## Stated task
Repeat verbatim the lines from the one containing "Write the Bokeh code for this chart." to the one containing "import math", ends included, minus any pictures.

+++ Dataset extract

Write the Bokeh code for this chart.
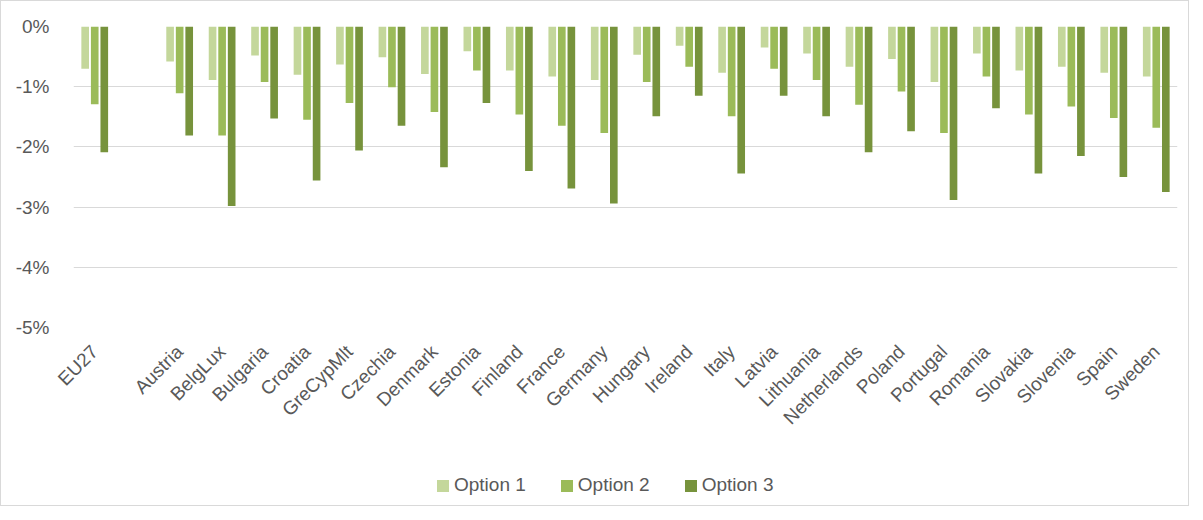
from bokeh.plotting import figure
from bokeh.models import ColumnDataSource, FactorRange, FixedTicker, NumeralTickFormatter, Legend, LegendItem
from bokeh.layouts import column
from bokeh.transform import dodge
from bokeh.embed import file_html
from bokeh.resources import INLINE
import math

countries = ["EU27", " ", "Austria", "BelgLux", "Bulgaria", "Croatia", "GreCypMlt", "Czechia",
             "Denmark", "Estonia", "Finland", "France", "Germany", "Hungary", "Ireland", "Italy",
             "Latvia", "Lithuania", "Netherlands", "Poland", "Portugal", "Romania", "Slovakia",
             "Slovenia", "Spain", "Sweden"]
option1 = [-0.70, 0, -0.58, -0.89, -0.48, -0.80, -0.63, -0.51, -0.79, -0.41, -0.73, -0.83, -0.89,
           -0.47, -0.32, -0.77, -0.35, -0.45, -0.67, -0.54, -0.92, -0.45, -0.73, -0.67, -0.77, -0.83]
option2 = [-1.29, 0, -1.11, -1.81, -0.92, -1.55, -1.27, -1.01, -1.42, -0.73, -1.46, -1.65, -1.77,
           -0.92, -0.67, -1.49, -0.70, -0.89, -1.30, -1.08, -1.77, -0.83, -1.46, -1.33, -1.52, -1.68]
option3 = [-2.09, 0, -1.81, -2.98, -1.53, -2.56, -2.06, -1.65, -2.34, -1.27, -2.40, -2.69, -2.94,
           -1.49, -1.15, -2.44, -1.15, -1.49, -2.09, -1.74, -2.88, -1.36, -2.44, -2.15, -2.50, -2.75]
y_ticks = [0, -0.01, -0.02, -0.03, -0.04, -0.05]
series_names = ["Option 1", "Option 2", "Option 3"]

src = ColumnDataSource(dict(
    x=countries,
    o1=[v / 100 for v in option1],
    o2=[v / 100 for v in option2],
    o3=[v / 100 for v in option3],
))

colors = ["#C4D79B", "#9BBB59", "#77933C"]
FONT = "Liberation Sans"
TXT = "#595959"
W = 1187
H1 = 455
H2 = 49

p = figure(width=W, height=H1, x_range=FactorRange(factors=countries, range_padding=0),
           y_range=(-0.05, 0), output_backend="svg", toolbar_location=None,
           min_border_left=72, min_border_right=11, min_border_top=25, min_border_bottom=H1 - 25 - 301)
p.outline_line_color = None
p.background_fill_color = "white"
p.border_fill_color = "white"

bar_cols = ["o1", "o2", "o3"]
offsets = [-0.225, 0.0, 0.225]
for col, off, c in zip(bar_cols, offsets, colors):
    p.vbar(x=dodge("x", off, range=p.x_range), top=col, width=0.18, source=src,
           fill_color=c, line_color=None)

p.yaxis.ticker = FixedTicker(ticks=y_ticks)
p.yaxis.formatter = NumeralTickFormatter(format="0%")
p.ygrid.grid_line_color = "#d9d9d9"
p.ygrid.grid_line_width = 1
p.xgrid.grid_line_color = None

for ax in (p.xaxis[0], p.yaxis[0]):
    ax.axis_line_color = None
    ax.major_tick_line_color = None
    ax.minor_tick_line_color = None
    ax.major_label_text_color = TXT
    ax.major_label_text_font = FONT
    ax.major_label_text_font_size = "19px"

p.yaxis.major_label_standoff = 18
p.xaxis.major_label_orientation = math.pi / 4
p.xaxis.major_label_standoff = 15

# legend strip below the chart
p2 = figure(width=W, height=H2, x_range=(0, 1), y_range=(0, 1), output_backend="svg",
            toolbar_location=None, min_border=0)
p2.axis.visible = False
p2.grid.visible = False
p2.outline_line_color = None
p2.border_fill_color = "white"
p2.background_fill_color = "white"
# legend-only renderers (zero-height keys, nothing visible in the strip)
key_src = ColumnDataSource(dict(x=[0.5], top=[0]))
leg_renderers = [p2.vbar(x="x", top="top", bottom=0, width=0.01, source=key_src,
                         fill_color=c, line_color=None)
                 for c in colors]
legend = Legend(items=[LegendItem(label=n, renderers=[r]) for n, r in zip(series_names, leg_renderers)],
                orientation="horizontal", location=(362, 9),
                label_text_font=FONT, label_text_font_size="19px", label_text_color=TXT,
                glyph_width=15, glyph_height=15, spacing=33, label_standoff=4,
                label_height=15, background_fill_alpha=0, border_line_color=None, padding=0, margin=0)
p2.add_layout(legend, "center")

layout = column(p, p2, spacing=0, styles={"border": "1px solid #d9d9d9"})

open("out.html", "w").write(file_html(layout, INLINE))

++++++
+++ Dataset extract

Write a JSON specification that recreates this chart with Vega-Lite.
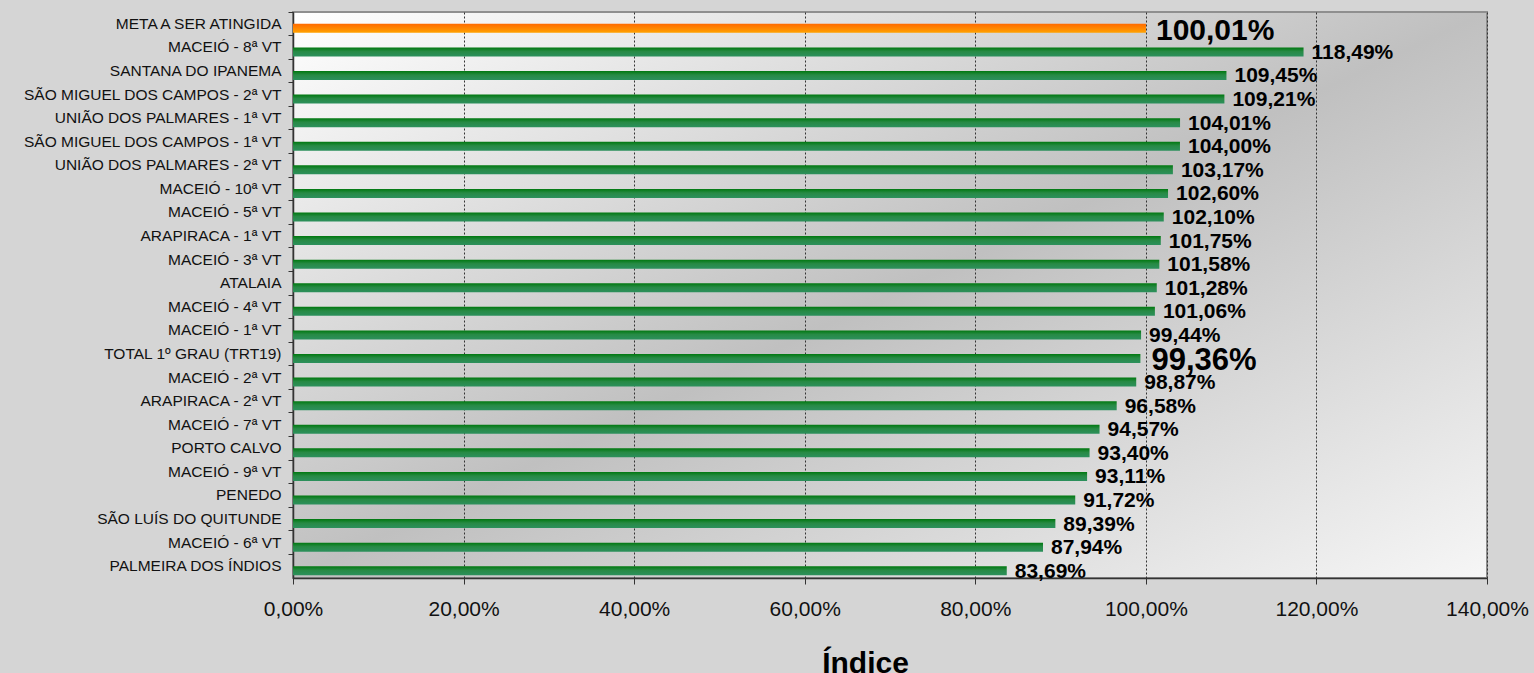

++++++

## Result of this exercise
Write the Bokeh code for this chart.
from bokeh.plotting import figure
from bokeh.models import ColumnDataSource, FactorRange, FixedTicker, NumeralTickFormatter, Legend, LegendItem
from bokeh.layouts import column
from bokeh.transform import dodge
from bokeh.embed import file_html
from bokeh.resources import INLINE
import math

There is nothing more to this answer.